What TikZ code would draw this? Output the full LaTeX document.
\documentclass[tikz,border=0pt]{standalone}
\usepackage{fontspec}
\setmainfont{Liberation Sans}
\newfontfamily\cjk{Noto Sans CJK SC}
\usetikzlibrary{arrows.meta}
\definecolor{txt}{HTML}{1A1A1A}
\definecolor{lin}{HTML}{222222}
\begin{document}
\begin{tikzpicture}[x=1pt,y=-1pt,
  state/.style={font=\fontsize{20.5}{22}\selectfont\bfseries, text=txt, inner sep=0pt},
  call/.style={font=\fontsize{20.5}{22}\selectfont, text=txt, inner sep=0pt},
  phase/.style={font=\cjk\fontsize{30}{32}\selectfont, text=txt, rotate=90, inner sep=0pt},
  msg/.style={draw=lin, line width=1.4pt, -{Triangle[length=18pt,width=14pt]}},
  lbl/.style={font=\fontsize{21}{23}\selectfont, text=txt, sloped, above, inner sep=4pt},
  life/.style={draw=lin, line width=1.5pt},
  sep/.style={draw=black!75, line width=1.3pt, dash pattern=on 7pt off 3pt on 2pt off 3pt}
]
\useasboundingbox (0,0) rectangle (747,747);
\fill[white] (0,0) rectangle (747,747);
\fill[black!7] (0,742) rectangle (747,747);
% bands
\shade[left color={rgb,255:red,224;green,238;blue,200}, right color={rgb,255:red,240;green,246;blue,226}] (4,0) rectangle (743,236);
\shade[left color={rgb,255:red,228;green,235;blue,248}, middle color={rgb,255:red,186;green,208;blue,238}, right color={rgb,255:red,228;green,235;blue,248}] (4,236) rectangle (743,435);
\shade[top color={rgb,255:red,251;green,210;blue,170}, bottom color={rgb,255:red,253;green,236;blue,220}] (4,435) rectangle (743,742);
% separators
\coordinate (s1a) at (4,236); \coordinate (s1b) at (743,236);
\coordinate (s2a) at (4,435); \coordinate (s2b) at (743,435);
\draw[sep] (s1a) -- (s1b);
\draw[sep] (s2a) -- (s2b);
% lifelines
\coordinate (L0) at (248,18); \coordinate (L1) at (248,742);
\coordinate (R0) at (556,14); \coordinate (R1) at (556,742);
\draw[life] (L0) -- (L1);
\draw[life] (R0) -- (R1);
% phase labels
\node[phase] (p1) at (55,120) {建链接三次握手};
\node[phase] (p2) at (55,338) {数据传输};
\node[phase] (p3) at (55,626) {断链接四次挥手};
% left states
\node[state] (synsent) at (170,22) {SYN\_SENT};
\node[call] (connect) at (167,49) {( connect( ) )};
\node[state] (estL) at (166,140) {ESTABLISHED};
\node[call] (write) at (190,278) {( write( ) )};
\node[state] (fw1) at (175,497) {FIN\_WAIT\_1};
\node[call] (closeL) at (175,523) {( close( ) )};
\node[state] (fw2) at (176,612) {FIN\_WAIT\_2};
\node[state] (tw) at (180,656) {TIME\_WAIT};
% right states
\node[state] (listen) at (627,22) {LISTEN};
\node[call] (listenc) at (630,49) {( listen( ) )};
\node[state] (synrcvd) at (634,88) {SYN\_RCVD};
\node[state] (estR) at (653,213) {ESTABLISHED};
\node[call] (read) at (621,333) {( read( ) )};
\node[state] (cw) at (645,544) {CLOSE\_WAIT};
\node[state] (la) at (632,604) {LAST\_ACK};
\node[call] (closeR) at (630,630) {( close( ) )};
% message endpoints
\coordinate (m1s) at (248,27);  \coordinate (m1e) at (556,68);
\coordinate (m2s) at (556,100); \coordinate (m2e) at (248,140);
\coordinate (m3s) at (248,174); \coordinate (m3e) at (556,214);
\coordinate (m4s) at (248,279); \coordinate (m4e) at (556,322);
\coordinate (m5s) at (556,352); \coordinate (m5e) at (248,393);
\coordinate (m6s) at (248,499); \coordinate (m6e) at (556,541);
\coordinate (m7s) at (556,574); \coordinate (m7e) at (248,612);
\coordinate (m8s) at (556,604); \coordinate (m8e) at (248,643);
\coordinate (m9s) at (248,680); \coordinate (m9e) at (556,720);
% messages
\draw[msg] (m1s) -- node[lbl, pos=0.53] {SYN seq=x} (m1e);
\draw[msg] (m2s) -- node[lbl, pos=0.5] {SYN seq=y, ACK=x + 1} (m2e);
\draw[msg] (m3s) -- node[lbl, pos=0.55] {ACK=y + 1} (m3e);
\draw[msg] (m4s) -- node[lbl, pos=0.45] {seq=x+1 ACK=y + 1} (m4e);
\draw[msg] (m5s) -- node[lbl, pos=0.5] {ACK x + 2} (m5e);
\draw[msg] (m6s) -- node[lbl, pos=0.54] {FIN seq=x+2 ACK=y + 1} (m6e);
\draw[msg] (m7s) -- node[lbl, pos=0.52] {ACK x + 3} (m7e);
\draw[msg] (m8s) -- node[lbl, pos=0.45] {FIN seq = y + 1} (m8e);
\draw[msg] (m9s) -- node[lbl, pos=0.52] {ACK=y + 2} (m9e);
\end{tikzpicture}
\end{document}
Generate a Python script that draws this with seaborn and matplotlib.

----------------

*Requirements:*
Restate the data above word for word, please.

*Reply to the task:*
What TikZ code would draw this? Output the full LaTeX document.
\documentclass[tikz,border=0pt]{standalone}
\usepackage{fontspec}
\setmainfont{Liberation Sans}
\newfontfamily\cjk{Noto Sans CJK SC}
\usetikzlibrary{arrows.meta}
\definecolor{txt}{HTML}{1A1A1A}
\definecolor{lin}{HTML}{222222}
\begin{document}
\begin{tikzpicture}[x=1pt,y=-1pt,
  state/.style={font=\fontsize{20.5}{22}\selectfont\bfseries, text=txt, inner sep=0pt},
  call/.style={font=\fontsize{20.5}{22}\selectfont, text=txt, inner sep=0pt},
  phase/.style={font=\cjk\fontsize{30}{32}\selectfont, text=txt, rotate=90, inner sep=0pt},
  msg/.style={draw=lin, line width=1.4pt, -{Triangle[length=18pt,width=14pt]}},
  lbl/.style={font=\fontsize{21}{23}\selectfont, text=txt, sloped, above, inner sep=4pt},
  life/.style={draw=lin, line width=1.5pt},
  sep/.style={draw=black!75, line width=1.3pt, dash pattern=on 7pt off 3pt on 2pt off 3pt}
]
\useasboundingbox (0,0) rectangle (747,747);
\fill[white] (0,0) rectangle (747,747);
\fill[black!7] (0,742) rectangle (747,747);
% bands
\shade[left color={rgb,255:red,224;green,238;blue,200}, right color={rgb,255:red,240;green,246;blue,226}] (4,0) rectangle (743,236);
\shade[left color={rgb,255:red,228;green,235;blue,248}, middle color={rgb,255:red,186;green,208;blue,238}, right color={rgb,255:red,228;green,235;blue,248}] (4,236) rectangle (743,435);
\shade[top color={rgb,255:red,251;green,210;blue,170}, bottom color={rgb,255:red,253;green,236;blue,220}] (4,435) rectangle (743,742);
% separators
\coordinate (s1a) at (4,236); \coordinate (s1b) at (743,236);
\coordinate (s2a) at (4,435); \coordinate (s2b) at (743,435);
\draw[sep] (s1a) -- (s1b);
\draw[sep] (s2a) -- (s2b);
% lifelines
\coordinate (L0) at (248,18); \coordinate (L1) at (248,742);
\coordinate (R0) at (556,14); \coordinate (R1) at (556,742);
\draw[life] (L0) -- (L1);
\draw[life] (R0) -- (R1);
% phase labels
\node[phase] (p1) at (55,120) {建链接三次握手};
\node[phase] (p2) at (55,338) {数据传输};
\node[phase] (p3) at (55,626) {断链接四次挥手};
% left states
\node[state] (synsent) at (170,22) {SYN\_SENT};
\node[call] (connect) at (167,49) {( connect( ) )};
\node[state] (estL) at (166,140) {ESTABLISHED};
\node[call] (write) at (190,278) {( write( ) )};
\node[state] (fw1) at (175,497) {FIN\_WAIT\_1};
\node[call] (closeL) at (175,523) {( close( ) )};
\node[state] (fw2) at (176,612) {FIN\_WAIT\_2};
\node[state] (tw) at (180,656) {TIME\_WAIT};
% right states
\node[state] (listen) at (627,22) {LISTEN};
\node[call] (listenc) at (630,49) {( listen( ) )};
\node[state] (synrcvd) at (634,88) {SYN\_RCVD};
\node[state] (estR) at (653,213) {ESTABLISHED};
\node[call] (read) at (621,333) {( read( ) )};
\node[state] (cw) at (645,544) {CLOSE\_WAIT};
\node[state] (la) at (632,604) {LAST\_ACK};
\node[call] (closeR) at (630,630) {( close( ) )};
% message endpoints
\coordinate (m1s) at (248,27);  \coordinate (m1e) at (556,68);
\coordinate (m2s) at (556,100); \coordinate (m2e) at (248,140);
\coordinate (m3s) at (248,174); \coordinate (m3e) at (556,214);
\coordinate (m4s) at (248,279); \coordinate (m4e) at (556,322);
\coordinate (m5s) at (556,352); \coordinate (m5e) at (248,393);
\coordinate (m6s) at (248,499); \coordinate (m6e) at (556,541);
\coordinate (m7s) at (556,574); \coordinate (m7e) at (248,612);
\coordinate (m8s) at (556,604); \coordinate (m8e) at (248,643);
\coordinate (m9s) at (248,680); \coordinate (m9e) at (556,720);
% messages
\draw[msg] (m1s) -- node[lbl, pos=0.53] {SYN seq=x} (m1e);
\draw[msg] (m2s) -- node[lbl, pos=0.5] {SYN seq=y, ACK=x + 1} (m2e);
\draw[msg] (m3s) -- node[lbl, pos=0.55] {ACK=y + 1} (m3e);
\draw[msg] (m4s) -- node[lbl, pos=0.45] {seq=x+1 ACK=y + 1} (m4e);
\draw[msg] (m5s) -- node[lbl, pos=0.5] {ACK x + 2} (m5e);
\draw[msg] (m6s) -- node[lbl, pos=0.54] {FIN seq=x+2 ACK=y + 1} (m6e);
\draw[msg] (m7s) -- node[lbl, pos=0.52] {ACK x + 3} (m7e);
\draw[msg] (m8s) -- node[lbl, pos=0.45] {FIN seq = y + 1} (m8e);
\draw[msg] (m9s) -- node[lbl, pos=0.52] {ACK=y + 2} (m9e);
\end{tikzpicture}
\end{document}
Generate a Python script that draws this with seaborn and matplotlib.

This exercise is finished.